-------- Extracted entries

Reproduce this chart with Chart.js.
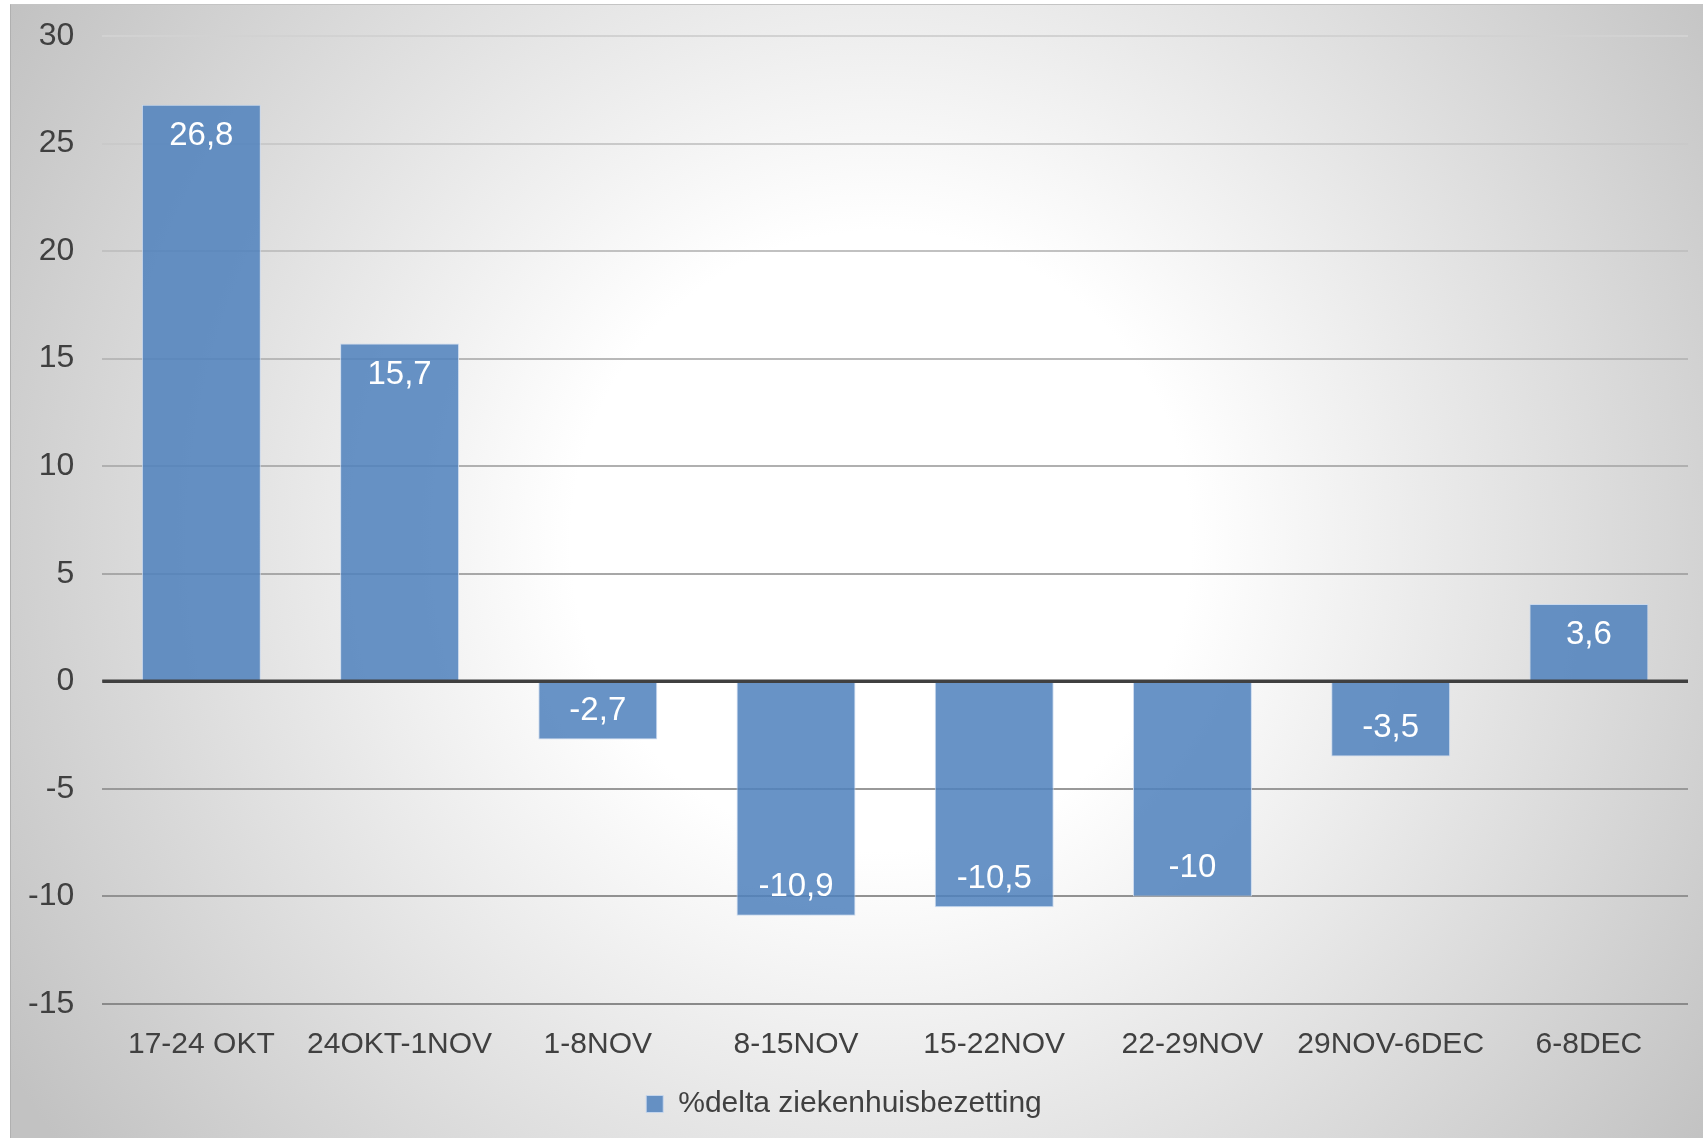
<!DOCTYPE html>
<html>
<head>
<meta charset="utf-8">
<script src="https://cdn.jsdelivr.net/npm/chart.js@4/dist/chart.umd.min.js"></script>
<style>
  html, body { margin: 0; padding: 0; background: #fff; }
  body { width: 1703px; height: 1138px; position: relative; overflow: hidden; }
  #bg {
    position: absolute; left: 10px; top: 4px; right: 0; bottom: 0;
    border-left: 1px solid #b0b0b0; border-top: 1px solid #c4c4c4;
    background: radial-gradient(circle at 870px 536px, #ffffff 0px, #ffffff 310px, #c2c2c2 1020px);
  }
  #chart { position: absolute; left: 0; top: 0; }
</style>
</head>
<body>
<div id="bg"></div>
<canvas id="chart" width="1703" height="1138"></canvas>
<script>
// ── Data ────────────────────────────────────────────────────────────
const PERIODS = ['17-24 OKT', '24OKT-1NOV', '1-8NOV', '8-15NOV', '15-22NOV', '22-29NOV', '29NOV-6DEC', '6-8DEC'];
const DELTA = [26.8, 15.7, -2.7, -10.9, -10.5, -10, -3.5, 3.6];
const SERIES_NAME = '%delta ziekenhuisbezetting';
const Y_MIN = -15, Y_MAX = 30, Y_STEP = 5;

// ── Style ───────────────────────────────────────────────────────────
const TEXT = '#404040';
const BAR_FILL = 'rgba(79,129,189,0.86)';
const BAR_EDGE = 'rgba(200,216,238,0.9)';
const FONT = "'Liberation Sans', Arial, sans-serif";

// value labels inside the bar end, decimal comma
const valueLabels = {
  id: 'valueLabels',
  afterDatasetsDraw(chart) {
    const { ctx } = chart;
    const meta = chart.getDatasetMeta(0);
    ctx.save();
    ctx.font = `33px ${FONT}`;
    ctx.fillStyle = '#ffffff';
    ctx.textAlign = 'center';
    ctx.textBaseline = 'middle';
    meta.data.forEach((bar, i) => {
      const v = chart.data.datasets[0].data[i];
      const y = v >= 0 ? bar.y + 31.5 : bar.y - 28.5;
      ctx.fillText(String(v).replace('.', ','), bar.x, y);
    });
    ctx.restore();
  },
};

// dark zero line drawn on top of the bars
const zeroLine = {
  id: 'zeroLine',
  afterDatasetsDraw(chart) {
    const { ctx, chartArea, scales } = chart;
    const y0 = scales.y.getPixelForValue(0);
    ctx.save();
    ctx.strokeStyle = '#404040';
    ctx.lineWidth = 3.5;
    ctx.beginPath();
    ctx.moveTo(chartArea.left, y0);
    ctx.lineTo(chartArea.right, y0);
    ctx.stroke();
    ctx.restore();
  },
};

function gridColor(context) {
  const { chart } = context;
  const area = chart.chartArea;
  if (!area) return '#b0b0b0';
  const g = chart.ctx.createLinearGradient(0, area.top, 0, area.bottom);
  g.addColorStop(0, '#d2d2d2');
  g.addColorStop(0.55, '#a8a8a8');
  g.addColorStop(1, '#8a8a8a');
  return g;
}

new Chart(document.getElementById('chart').getContext('2d'), {
  type: 'bar',
  data: {
    labels: PERIODS,
    datasets: [{
      label: SERIES_NAME,
      data: DELTA,
      backgroundColor: BAR_FILL,
      borderColor: BAR_EDGE,
      borderWidth: 1,
      categoryPercentage: 1,
      barPercentage: 0.6,
    }],
  },
  options: {
    responsive: false,
    animation: false,
    layout: { padding: { left: 0, right: 15, top: 36, bottom: 9 } },
    plugins: {
      tooltip: { enabled: false },
      legend: {
        position: 'bottom',
        labels: {
          color: TEXT,
          font: { family: FONT, size: 30 },
          boxWidth: 17,
          boxHeight: 17,
          padding: 3,
        },
      },
    },
    scales: {
      x: {
        grid: { display: false, drawTicks: false },
        border: { display: false },
        ticks: { color: TEXT, font: { family: FONT, size: 30 }, padding: 23, maxRotation: 0, autoSkip: false },
      },
      y: {
        min: Y_MIN,
        max: Y_MAX,
        grid: { color: gridColor, lineWidth: 2, drawTicks: false },
        border: { display: false },
        ticks: { stepSize: Y_STEP, color: TEXT, font: { family: FONT, size: 32 }, padding: 28 },
        // the tick padding should only push labels sideways, not shrink the plot vertically
        afterFit(scale) { scale.paddingTop = 0; scale.paddingBottom = 0; },
      },
    },
  },
  plugins: [valueLabels, zeroLine],
});
</script>
</body>
</html>
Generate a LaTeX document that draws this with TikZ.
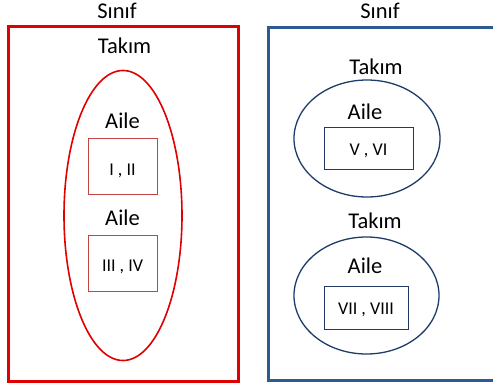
\documentclass[tikz,border=0pt]{standalone}
\usepackage{fontspec}
\setmainfont{Carlito}
\usetikzlibrary{shapes.geometric}
\definecolor{redouter}{RGB}{225,0,0}
\definecolor{redinner}{RGB}{192,70,70}
\definecolor{blueouter}{RGB}{45,90,145}
\definecolor{blueell}{RGB}{30,60,105}
\definecolor{blueinner}{RGB}{35,55,100}
\tikzset{
  big/.style={font=\fontsize{22.5}{26}\selectfont, inner sep=0pt, anchor=base},
  small/.style={font=\fontsize{18}{21}\selectfont, inner sep=0pt, anchor=base},
  redframe/.style={draw=redouter, line width=3pt},
  redell/.style={draw=redouter, line width=1.6pt, ellipse, inner sep=0pt},
  redbox/.style={draw=redinner, line width=1pt, rectangle, inner sep=0pt},
  blueframe/.style={draw=blueouter, line width=3pt},
  blueellipse/.style={draw=blueell, line width=1.3pt, ellipse, inner sep=0pt},
  bluebox/.style={draw=blueinner, line width=1pt, rectangle, inner sep=0pt},
}
\begin{document}
\begin{tikzpicture}[x=1pt,y=-1pt]
\useasboundingbox[fill=white] (0,0) rectangle (493,386);
% left
\draw[redframe] (8,26) rectangle (238,381);
\node[big] (sinifL) at (117,18) {Sınıf};
\node[big] (takimL) at (124.5,53) {Takım};
\node[redell, minimum width=118pt, minimum height=290pt] (ellL) at (123,215.5) {};
\node[big] (aile1) at (122.5,128) {Aile};
\node[redbox, minimum width=69pt, minimum height=56pt] (box1) at (122.5,166) {};
\node[small] (t1) at (122.5,175) {I , II};
\node[big] (aile2) at (122.5,225) {Aile};
\node[redbox, minimum width=69pt, minimum height=56pt] (box2) at (122.5,263) {};
\node[small] (t2) at (122.5,271) {III , IV};
% right
\draw[blueframe] (268,27) rectangle (505,380);
\node[big] (sinifR) at (380,18) {Sınıf};
\node[big] (takimR1) at (376,74) {Takım};
\node[blueellipse, minimum width=146pt, minimum height=117pt] (ellR1) at (367,138.5) {};
\node[big] (aile3) at (365,119) {Aile};
\node[bluebox, minimum width=89pt, minimum height=42pt] (box3) at (368.5,148) {};
\node[small] (t3) at (368.5,155) {V , VI};
\node[big] (takimR2) at (375,228) {Takım};
\node[blueellipse, minimum width=145pt, minimum height=117pt] (ellR2) at (366.5,295.5) {};
\node[big] (aile4) at (365,273) {Aile};
\node[bluebox, minimum width=84pt, minimum height=43pt] (box4) at (366,307.5) {};
\node[small] (t4) at (366,314) {VII , VIII};
\end{tikzpicture}
\end{document}
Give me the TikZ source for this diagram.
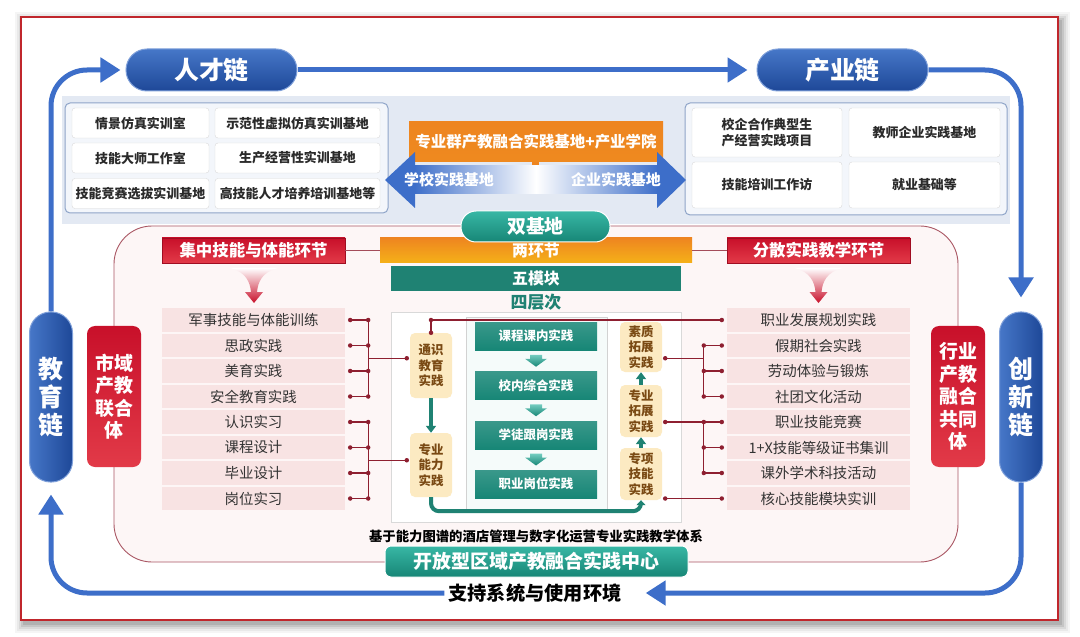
\documentclass[tikz,border=0pt]{standalone}
\usepackage{fontspec}
\setmainfont{Noto Sans CJK SC}
\usetikzlibrary{arrows.meta,calc}
\definecolor{lineblue}{HTML}{3D6EC9}
\definecolor{pilltop}{HTML}{4677C8}
\definecolor{pillbot}{HTML}{1E4898}
\definecolor{pillborder}{HTML}{7FA0DA}
\definecolor{redtop}{HTML}{C8102A}
\definecolor{redbot}{HTML}{E23A48}
\definecolor{darkred}{HTML}{8E1F30}
\definecolor{orangeA}{HTML}{EE8520}
\definecolor{orangeB}{HTML}{F5B118}
\definecolor{tealA}{HTML}{38B7A5}
\definecolor{tealB}{HTML}{178676}
\definecolor{tealD}{HTML}{1F8273}
\definecolor{pinkitem}{HTML}{F8E3E3}
\definecolor{pinkbg}{HTML}{FDF6F6}
\definecolor{bandbg}{HTML}{E3E9F3}
\definecolor{grpfill}{HTML}{F3F6FB}
\definecolor{grpborder}{HTML}{8EA4C8}
\definecolor{yellowbox}{HTML}{FCEAC2}
\definecolor{browntext}{HTML}{7A4A14}
\definecolor{framered}{HTML}{C0262C}
\definecolor{textdark}{HTML}{2A2A2A}
\begin{document}
\begin{tikzpicture}[x=1bp,y=-1bp,
  every node/.style={inner sep=0pt, align=center},
  hpill/.style={draw=pillborder, line width=1bp, top color=pilltop, bottom color=pillbot, text=white,
    rounded corners=21bp, minimum width=171bp, minimum height=42bp, font=\bfseries\fontsize{25}{27}\selectfont},
  vpill/.style={draw=pillborder, line width=1bp, left color=pilltop, right color=pillbot, text=white,
    rounded corners=21bp, minimum width=43bp, minimum height=170bp, font=\bfseries\fontsize{25}{28}\selectfont},
  bluearrow/.style={lineblue, line width=5bp, rounded corners=36bp, -{Triangle[length=20bp,width=24bp]}},
  cell/.style={draw=gray!30, fill=white, rounded corners=3bp, text=textdark, font=\bfseries\fontsize{13}{16}\selectfont},
  item/.style={fill=pinkitem, minimum width=183bp, minimum height=23.5bp, text=black!80, font=\fontsize{14.5}{16}\selectfont},
  banner/.style={top color=redtop, bottom color=redbot, draw=redtop!80!black, line width=0.5bp, minimum width=183bp, minimum height=25bp,
    text=white, font=\bfseries\fontsize{16.5}{18}\selectfont},
  redbox/.style={top color=redtop, bottom color=redbot, rounded corners=8bp, minimum width=54bp, minimum height=141bp,
    text=white, font=\bfseries\fontsize{19}{22.5}\selectfont},
  conn/.style={darkred, line width=1.2bp},
  dot/.style={circle, fill=darkred, inner sep=0pt, minimum size=4.5bp},
  ybox/.style={fill=yellowbox, rounded corners=5bp, minimum width=42bp, text=browntext, font=\bfseries\fontsize{12.5}{15.5}\selectfont},
  kbox/.style={top color=tealB!85!white, bottom color=tealB, minimum width=122bp, minimum height=28bp, text=white,
    font=\bfseries\fontsize{12.5}{14}\selectfont},
  tealarrow/.style={tealD, line width=3.5bp, -{Triangle[length=7bp,width=10bp]}},
  funnel/.style={top color=white, middle color=redbot!80, bottom color=redtop}
]
\useasboundingbox (0,0) rectangle (1080,637);

% frame with shadow
\foreach \e/\op in {9/0.04,7/0.05,5/0.07,3/0.09,1/0.1}{
  \fill[black,opacity=\op] (21-\e+3,17-\e+4) rectangle (1058+\e+3,620+\e+4);
}
\draw[framered, line width=1.6bp, fill=white] (21,17) rectangle (1058,620);

% top band and groups
\fill[bandbg] (62,96) rectangle (1010,224);
\draw[grpborder, line width=1bp, fill=grpfill, rounded corners=5bp] (65,103) rectangle (388,213);
\draw[grpborder, line width=1bp, fill=grpfill, rounded corners=5bp] (685,103) rectangle (1007,215);

\node[cell, minimum width=137bp, minimum height=30bp] (a1) at (140.5,123) {情景仿真实训室};
\node[cell, minimum width=165bp, minimum height=30bp] (a2) at (297.5,123) {示范性虚拟仿真实训基地};
\node[cell, minimum width=137bp, minimum height=30bp] (a3) at (140.5,158) {技能大师工作室};
\node[cell, minimum width=165bp, minimum height=30bp] (a4) at (297.5,158) {生产经营性实训基地};
\node[cell, minimum width=137bp, minimum height=30bp] (a5) at (140.5,193.5) {技能竞赛选拔实训基地};
\node[cell, minimum width=165bp, minimum height=30bp] (a6) at (297.5,193.5) {高技能人才培养培训基地等};

\node[cell, minimum width=150bp, minimum height=49bp] (b1) at (767,132.5) {校企合作典型生\\产经营实践项目};
\node[cell, minimum width=151bp, minimum height=49bp] (b2) at (924.5,132.5) {教师企业实践基地};
\node[cell, minimum width=150bp, minimum height=46bp] (b3) at (767,185) {技能培训工作访};
\node[cell, minimum width=151bp, minimum height=46bp] (b4) at (924.5,185) {就业基础等};

% orange box and double arrow
\node[top color=orangeA, bottom color=orangeA!90!orangeB, minimum width=254bp, minimum height=40bp,
  text=white, font=\bfseries\fontsize{15.5}{17}\selectfont] (ob) at (536,142) {专业群产教融合实践基地+产业学院};
\fill[orangeA] (532,162) rectangle (539,173);
\shade[left color=lineblue, middle color=lineblue!55!white, right color=white] (414,166) rectangle (536,194);
\fill[lineblue] (385,180) -- (415,152) -- (415,208) -- cycle;
\shade[left color=white, middle color=lineblue!55!white, right color=lineblue] (536,166) rectangle (658,194);
\fill[lineblue] (686,180) -- (657,152) -- (657,208) -- cycle;
\node[text=white, font=\bfseries\fontsize{15}{17}\selectfont] (xs) at (449,180) {学校实践基地};
\node[text=white, font=\bfseries\fontsize{15}{17}\selectfont] (qs) at (616,180) {企业实践基地};

% big pink area
\draw[darkred!75, line width=0.9bp, fill=pinkbg, rounded corners=38bp] (114,226) rectangle (958,562);
\draw[gray!30, fill=white] (391,312) rectangle (681,522);
\draw[gray!35, fill=tealA!5] (466,317) rectangle (607,509);

% bars and banners
\node[top color=orangeA, bottom color=orangeB, minimum width=312bp, minimum height=25bp,
  text=white, font=\bfseries\fontsize{16}{18}\selectfont] (lh) at (536,250.5) {两环节};
\node[fill=tealD, minimum width=290bp, minimum height=25bp,
  text=white, font=\bfseries\fontsize{16}{18}\selectfont] (wm) at (536,278.5) {五模块};
\node[text=tealD, font=\bfseries\fontsize{17}{19}\selectfont] (sc) at (536,302) {四层次};
\node[top color=tealA, bottom color=tealB, draw=white, line width=1bp, rounded corners=15bp, minimum width=149bp, minimum height=31bp,
  text=white, font=\bfseries\fontsize{19}{21}\selectfont] (sj) at (535.5,226.5) {双基地};

\node[banner] (jz) at (253.5,250.5) {集中技能与体能环节};
\node[banner] (fs) at (818.5,250.5) {分散实践教学环节};
\draw[darkred!80, line width=1bp] (jz.east) -- (lh.west);
\draw[darkred!80, line width=1bp] (lh.east) -- (fs.west);

% funnels
\foreach \c in {254,818.5}{
  \begin{scope}[shift={(\c,0)}]
    \shade[funnel] (-24,268) -- (24,268) .. controls (8,272) and (4,282) .. (3,292) -- (9,292) -- (0,303) -- (-9,292) -- (-3,292) .. controls (-4,282) and (-8,272) .. (-24,268) -- cycle;
  \end{scope}
}

% side red boxes
\node[redbox] (sy) at (114,396.5) {市域\\产教\\联合\\体};
\node[redbox] (hy) at (958,396.5) {行业\\产教\\融合\\共同\\体};

% lists
\foreach [count=\i] \t in {军事技能与体能训练,思政实践,美育实践,安全教育实践,认识实习,课程设计,毕业设计,岗位实习}{
  \node[item] (L\i) at (253.5,{320+25.5*(\i-1)}) {\t};
}
\foreach [count=\i] \t in {职业发展规划实践,假期社会实践,劳动体验与锻炼,社团文化活动,职业技能竞赛,1+X技能等级证书集训,课外学术科技活动,核心技能模块实训}{
  \node[item] (R\i) at (818.5,{320+25.5*(\i-1)}) {\t};
}

% yellow boxes
\node[ybox, minimum height=65bp] (tj) at (431,365.5) {通识\\教育\\实践};
\node[ybox, minimum height=64bp] (zn) at (431,465) {专业\\能力\\实践};
\node[ybox, minimum height=50bp] (sz) at (641,347) {素质\\拓展\\实践};
\node[ybox, minimum height=52bp] (zt) at (641,411) {专业\\拓展\\实践};
\node[ybox, minimum height=52bp] (zx) at (641,474) {专项\\技能\\实践};

% teal center boxes
\node[kbox] (k1) at (536,336) {课程课内实践};
\node[kbox] (k2) at (536,385.5) {校内综合实践};
\node[kbox] (k3) at (536,435) {学徒跟岗实践};
\node[kbox] (k4) at (536,484) {职业岗位实践};
\foreach \a/\b in {k1/k2,k2/k3,k3/k4}{
  \coordinate (m\a) at ($(\a.south)!0.5!(\b.north)$);
  \begin{scope}[shift={(m\a)}]
    \shade[top color=tealA!70!white, bottom color=tealB] (-6,-6) -- (6,-6) -- (6,-2) -- (11,-2) -- (0,6) -- (-11,-2) -- (-6,-2) -- cycle;
  \end{scope}
}

% teal arrows between yellow boxes
\draw[tealarrow] (tj.south) -- (zn.north);
\draw[tealarrow] (zx.north) -- (zt.south);
\draw[tealarrow] (zt.north) -- (sz.south);
\draw[tealD, line width=4bp, rounded corners=8bp, -{Triangle[length=5bp,width=9bp]}] (zn.south) -- ++(0,14) -| (zx.south);

% left connectors
\foreach \i in {1,...,8}{
  \draw[conn] ([xshift=5bp]L\i.east) node[dot]{} -- ([xshift=23bp]L\i.east) node[dot]{};
}
\draw[conn] ([xshift=23bp]L1.east) -- ([xshift=23bp]L4.east);
\draw[conn] ([xshift=23bp]L5.east) -- ([xshift=23bp]L8.east);
\coordinate (g1) at ($([xshift=23bp]L1.east)!0.5!([xshift=23bp]L4.east)$);
\coordinate (g2) at ($([xshift=23bp]L5.east)!0.5!([xshift=23bp]L8.east)$);
\draw[conn] (g1) -- ([xshift=-3bp]tj.west |- g1) node[dot]{};
\draw[conn] (g2) -- ([xshift=-3bp]zn.west |- g2) node[dot]{};

% right connectors
\foreach \i in {2,...,7}{
  \draw[conn] ([xshift=-5bp]R\i.west) node[dot]{} -- ([xshift=-23bp]R\i.west) node[dot]{};
}
\draw[conn] ([xshift=-23bp]R2.west) -- ([xshift=-23bp]R4.west);
\draw[conn] ([xshift=-23bp]R5.west) -- ([xshift=-23bp]R7.west);
\coordinate (h1) at ($([xshift=-23bp]R2.west)!0.5!([xshift=-23bp]R3.west)$);
\draw[conn] ([xshift=3bp]sz.east |- h1) node[dot]{} -- (h1);
\draw[conn] ([xshift=3bp]zt.east |- R5.west) node[dot]{} -- ([xshift=-23bp]R5.west);
\draw[conn] ([xshift=3bp]zx.east |- R8.west) node[dot]{} -- ([xshift=-5bp]R8.west) node[dot]{};
\draw[conn] (tj.north) node[dot]{} -- (tj.north |- R1.west) node[dot]{} -- ([xshift=-5bp]R1.west) node[dot]{};

% bottom
\node[text=black, font=\bfseries\fontsize{13.4}{15}\selectfont] (cap) at (536,536) {基于能力图谱的酒店管理与数字化运营专业实践教学体系};
\node[top color=tealA, bottom color=tealB, draw=white, line width=1bp, rounded corners=6bp, minimum width=303bp, minimum height=31bp,
  text=white, font=\bfseries\fontsize{19}{21}\selectfont] (kf) at (536.5,561.5) {开放型区域产教融合实践中心};

% chains
\node[hpill] (rc) at (211.5,70) {人才链};
\node[hpill] (cy) at (842.5,70) {产业链};
\node[vpill] (jy) at (51,397) {教\\育\\链};
\node[vpill] (cx) at (1021,397) {创\\新\\链};
\node[text=black, font=\bfseries\fontsize{19.3}{21}\selectfont, inner xsep=4bp] (zc) at (535,593) {支持系统与使用环境};

\draw[bluearrow] (rc.east) -- ([xshift=-9bp]cy.west);
\draw[bluearrow] (jy.north) |- ([xshift=-5bp]rc.west);
\draw[bluearrow] (cy.east) -| ([yshift=14bp]cx.north);
\draw[bluearrow] (cx.south) |- ([xshift=20bp]zc.east);
\draw[bluearrow] (zc.west) -| ([yshift=-12bp]jy.south);
\end{tikzpicture}
\end{document}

----------------

> _What you are asked to do_
Search the listing for the word "this" and return each line that holds it.

> _The reply_
Reproduce this chart with Chart.js.
Generate a LaTeX document that draws this with TikZ.
Give me the TikZ source for this diagram.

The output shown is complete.